If this is what the CBC presented to President Trump, we can understand reports that there wasn't a lot of common ground:

"We did point out to President Trump that a lot of the policies that he's proposing will not only have an impact on the African Americans, but a greater impact on those folks who voted for him, who felt in desperation that they needed him to address their economic insecurity," Congresswoman Gwen Moore said after the meeting. "So we were very, very forward with suggesting to him that there were many, many Trump supporters that will suffer under current proposals."

Most curiously, school choice was entirely – and purposefully – left out of their education solutions, because for the CBC public education is the only choice worthy of federal investment.

The CBC also scolded members of the cabinet, according to left-leaning Mother Jones.
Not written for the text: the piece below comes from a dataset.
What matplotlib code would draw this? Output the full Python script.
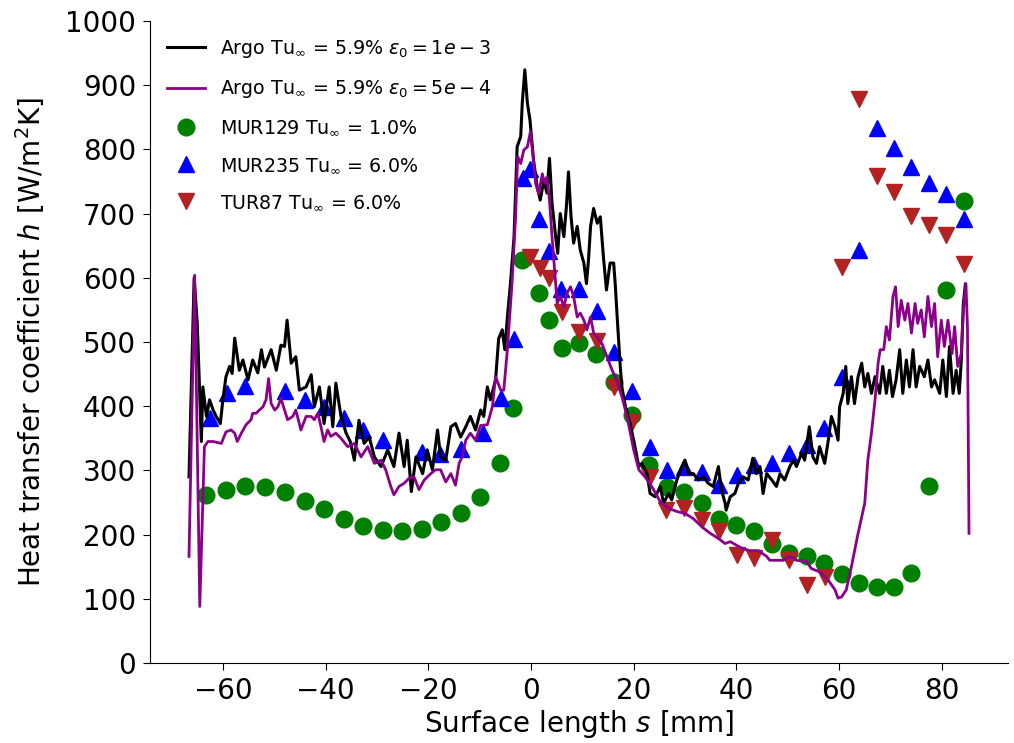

They delivered letters to the Attorney General Jeff Sessions and Secretary of Education Betsy Devos. For example, in a letter to DeVos, CBC Chairman Congressman Cedric Richmond and Rep. Bobby Scott (D-Va.) cited their qualms with the administration's focus on school choice vouchers, arguing that diverting funds to private schools will further endanger public schools and leave "the most disadvantaged students with the fewest resources."

The CBC is not the authority on solving problems for the black community and their philosophy of the role of government errs on the side of greater government involvement rather than less. As staunch school choice opponents, they would rather students languish in their underperforming public schools than gaining access to a private education, simply because they fear the loss of the tax dollars. (In fact, they recommended changing the public school funding model from property taxes to equal federal funding. So schools in rich neighborhoods won’t get more funding by virtual of the wealthy tax base.)

We've got to improve outcomes at public schools, but actively opposing choice in education is a failure for the kids who get stuck in a bad school simply because they live in the wrong zip code.

Let's hope the CBC has turned a new page and is willing to work with the Trump administration and not against it. Sadly, the fundamental differences as evidenced by these “solutions” could be a gulf too wide to overcome. Something must be done differently. Rehashing the same old policies in hopes of a different result is not just insanity, it's holding the black community back.